# WORK REQUIRED
Retype only what runs from the beginning of the data through the line with "const yTicks = [0, 50, 100, 150, 200];"; please omit the pictures and keep every line exact.

# DATA EXTRACT
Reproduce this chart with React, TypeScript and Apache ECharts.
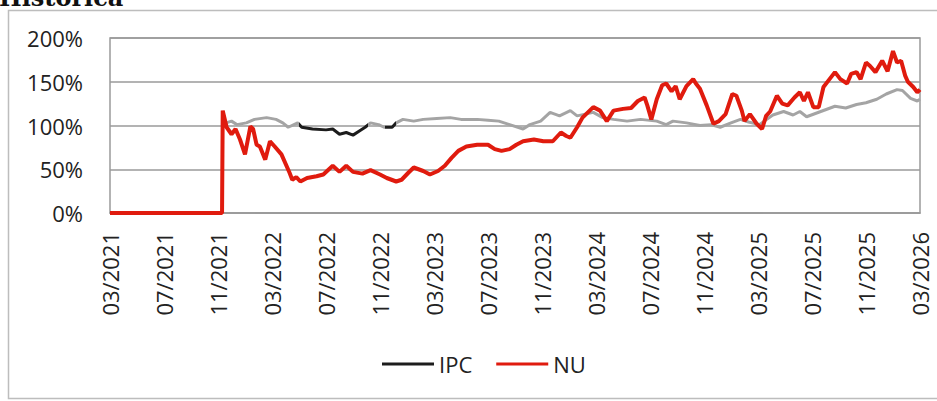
import React, { useEffect, useRef } from "react";
import * as echarts from "echarts";

// x = months since 03/2021
const tickLabels = [
  "03/2021", "07/2021", "11/2021", "03/2022", "07/2022", "11/2022", "03/2023", "07/2023",
  "11/2023", "03/2024", "07/2024", "11/2024", "03/2025", "07/2025", "11/2025", "03/2026",
];
const yTicks = [0, 50, 100, 150, 200];

const nuData: [number, number][] = [
  [0, 0], [8.3, 0], [8.35, 117], [8.64, 98], [9.0, 90], [9.3, 96], [9.63, 84], [10.0, 67],
  [10.4, 99], [10.6, 96], [10.86, 78], [11.1, 76], [11.5, 61], [11.85, 82], [12.2, 76],
  [12.7, 67], [13.3, 46], [13.5, 38], [13.8, 41], [14.1, 36], [14.6, 40], [15.3, 42],
  [15.8, 44], [16.5, 54], [17.0, 47], [17.5, 54], [18.0, 47], [18.7, 45], [19.3, 49],
  [20.0, 44], [20.5, 40], [21.2, 36], [21.6, 38], [22.1, 46], [22.5, 52], [23.2, 48],
  [23.7, 44], [24.3, 48], [24.8, 54], [25.3, 63], [25.8, 71], [26.4, 76], [27.2, 78],
  [28.0, 78], [28.5, 73], [29.0, 71], [29.6, 73], [30.1, 78], [30.6, 82], [31.4, 84],
  [32.1, 82], [32.8, 82], [33.4, 92], [33.8, 88], [34.1, 86], [34.6, 98], [35.0, 109],
  [35.8, 121], [36.3, 117], [36.8, 105], [37.3, 117], [38.0, 119], [38.6, 120], [39.1, 128],
  [39.6, 132], [39.8, 123], [40.1, 107], [40.5, 130], [40.9, 146], [41.2, 148], [41.6, 139],
  [41.9, 145], [42.2, 130], [42.7, 145], [43.2, 153], [43.4, 148], [43.7, 142], [44.2, 123],
  [44.7, 102], [45.1, 105], [45.6, 113], [46.1, 136], [46.4, 134], [46.8, 117], [47.0, 105],
  [47.4, 113], [47.9, 102], [48.3, 96], [48.6, 111], [48.9, 116], [49.4, 134], [49.8, 125],
  [50.2, 123], [50.7, 132], [51.1, 138], [51.4, 128], [51.7, 138], [52.1, 121], [52.5, 121],
  [52.85, 144], [53.3, 153], [53.7, 161], [54.1, 153], [54.6, 148], [54.9, 159], [55.3, 161],
  [55.6, 153], [56.0, 172], [56.3, 168], [56.7, 161], [57.2, 174], [57.6, 162], [58.0, 185],
  [58.3, 172], [58.6, 174], [58.9, 157], [59.1, 150], [59.5, 144], [59.8, 138], [60.0, 141],
];

const ipcData: [number, number][] = [
  [8.6, 103], [9.0, 105], [9.4, 101], [10.1, 103], [10.7, 107], [11.6, 109], [12.3, 107],
  [12.8, 103], [13.2, 98], [13.9, 103], [14.2, 98], [15.0, 96], [16.0, 95], [16.5, 96],
  [17.0, 90], [17.5, 92], [18.0, 89], [18.5, 94], [18.9, 98], [19.3, 103], [19.9, 101],
  [20.3, 98], [20.9, 98], [21.2, 103], [21.7, 107], [22.5, 105], [23.2, 107], [24.2, 108],
  [25.2, 109], [26.0, 107], [27.2, 107], [28.0, 106], [28.8, 105], [29.6, 101], [30.6, 96],
  [31.1, 101], [31.9, 105], [32.6, 115], [33.3, 111], [34.1, 117], [34.6, 111], [35.8, 115],
  [36.5, 109], [37.3, 107], [38.3, 105], [39.3, 107], [40.5, 105], [41.2, 101], [41.7, 105],
  [42.7, 103], [43.7, 100], [44.5, 101], [45.2, 98], [46.0, 103], [46.7, 107], [47.3, 104],
  [48.1, 101], [49.1, 112], [49.9, 116], [50.6, 112], [51.1, 116], [51.6, 110], [52.3, 114],
  [53.0, 118], [53.7, 122], [54.5, 120], [55.3, 124], [56.0, 126], [56.8, 130], [57.5, 136],
  [58.3, 141], [58.7, 140], [59.3, 131], [59.8, 128], [60.0, 130],
];

// IPC stretches that print dark in the reference (month ranges)
const ipcDarkRanges: [number, number][] = [[14.0, 19.1], [20.4, 21.2]];

const FONT = "'Open Sans', 'Noto Sans', sans-serif";
const DARK = "#1c1c1c";
const GRAY = "#a4a4a4";
const RED = "#e01b0e";

export default function App() {
  const ref = useRef<HTMLDivElement>(null);
  useEffect(() => {
    if (!ref.current) return;
    const chart = echarts.init(ref.current, null, { renderer: "svg" });
    chart.setOption({
      animation: false,
      backgroundColor: "#ffffff",
      graphic: [
        {
          type: "rect",
          shape: { x: 8.5, y: 10.5, width: 940, height: 388 },
          style: { fill: "none", stroke: "#bdbdbd", lineWidth: 1.5 },
          silent: true,
        },
        {
          type: "text",
          style: {
            text: "Histórica",
            x: -1,
            y: -3,
            font: "bold 24px 'DejaVu Serif', 'Liberation Serif', serif",
            fill: "#111",
            verticalAlign: "middle",
          },
          silent: true,
        },
      ],
      grid: {
        left: 110,
        right: 17,
        top: 38,
        bottom: 188,
        show: true,
        borderColor: "#9a9a9a",
        borderWidth: 1.5,
      },
      legend: {
        left: 377,
        top: 348,
        itemWidth: 52,
        itemHeight: 14,
        itemGap: 24,
        icon: "path://M0,6 L52,6 L52,9 L0,9 Z",
        textStyle: { fontFamily: FONT, fontSize: 22, color: "#222" },
        data: [
          { name: "IPC", itemStyle: { color: DARK } },
          { name: "NU", itemStyle: { color: RED } },
        ],
      },
      visualMap: {
        type: "piecewise",
        show: false,
        dimension: 0,
        seriesIndex: 0,
        pieces: ipcDarkRanges.map(([a, b]) => ({ gte: a, lt: b, color: DARK })),
        outOfRange: { color: GRAY },
      },
      xAxis: {
        type: "value",
        min: 0,
        max: 60,
        interval: 4,
        axisLine: { show: true, lineStyle: { color: "#9a9a9a", width: 1.5 } },
        axisTick: { show: false },
        splitLine: { show: false },
        axisLabel: {
          rotate: 90,
          margin: 19,
          fontFamily: FONT,
          fontSize: 22,
          color: "#222",
          formatter: (v: number) => tickLabels[Math.round(v / 4)] ?? "",
        },
      },
      yAxis: {
        type: "value",
        min: yTicks[0],
        max: yTicks[yTicks.length - 1],
        interval: 50,
        axisLine: { show: false },
        axisTick: { show: false },
        splitLine: { lineStyle: { color: "#9a9a9a", width: 1.5 } },
        axisLabel: {
          margin: 27,
          fontFamily: FONT,
          fontSize: 22,
          color: "#222",
          formatter: "{value}%",
        },
      },
      series: [
        {
          name: "IPC",
          type: "line",
          data: ipcData,
          symbol: "none",
          z: 2,
          lineStyle: { width: 3 },
        },
        {
          name: "NU",
          type: "line",
          data: nuData,
          symbol: "none",
          z: 3,
          itemStyle: { color: RED },
          lineStyle: { width: 4, color: RED },
        },
      ],
    });
    return () => chart.dispose();
  }, []);
  return (
    <div
      ref={ref}
      style={{ position: "fixed", left: 0, top: 0, width: 937, height: 401 }}
    />
  );
}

# SOLUTION BELOW
Reproduce this chart with React, TypeScript and Apache ECharts.
import React, { useEffect, useRef } from "react";
import * as echarts from "echarts";

// x = months since 03/2021
const tickLabels = [
  "03/2021", "07/2021", "11/2021", "03/2022", "07/2022", "11/2022", "03/2023", "07/2023",
  "11/2023", "03/2024", "07/2024", "11/2024", "03/2025", "07/2025", "11/2025", "03/2026",
];
const yTicks = [0, 50, 100, 150, 200];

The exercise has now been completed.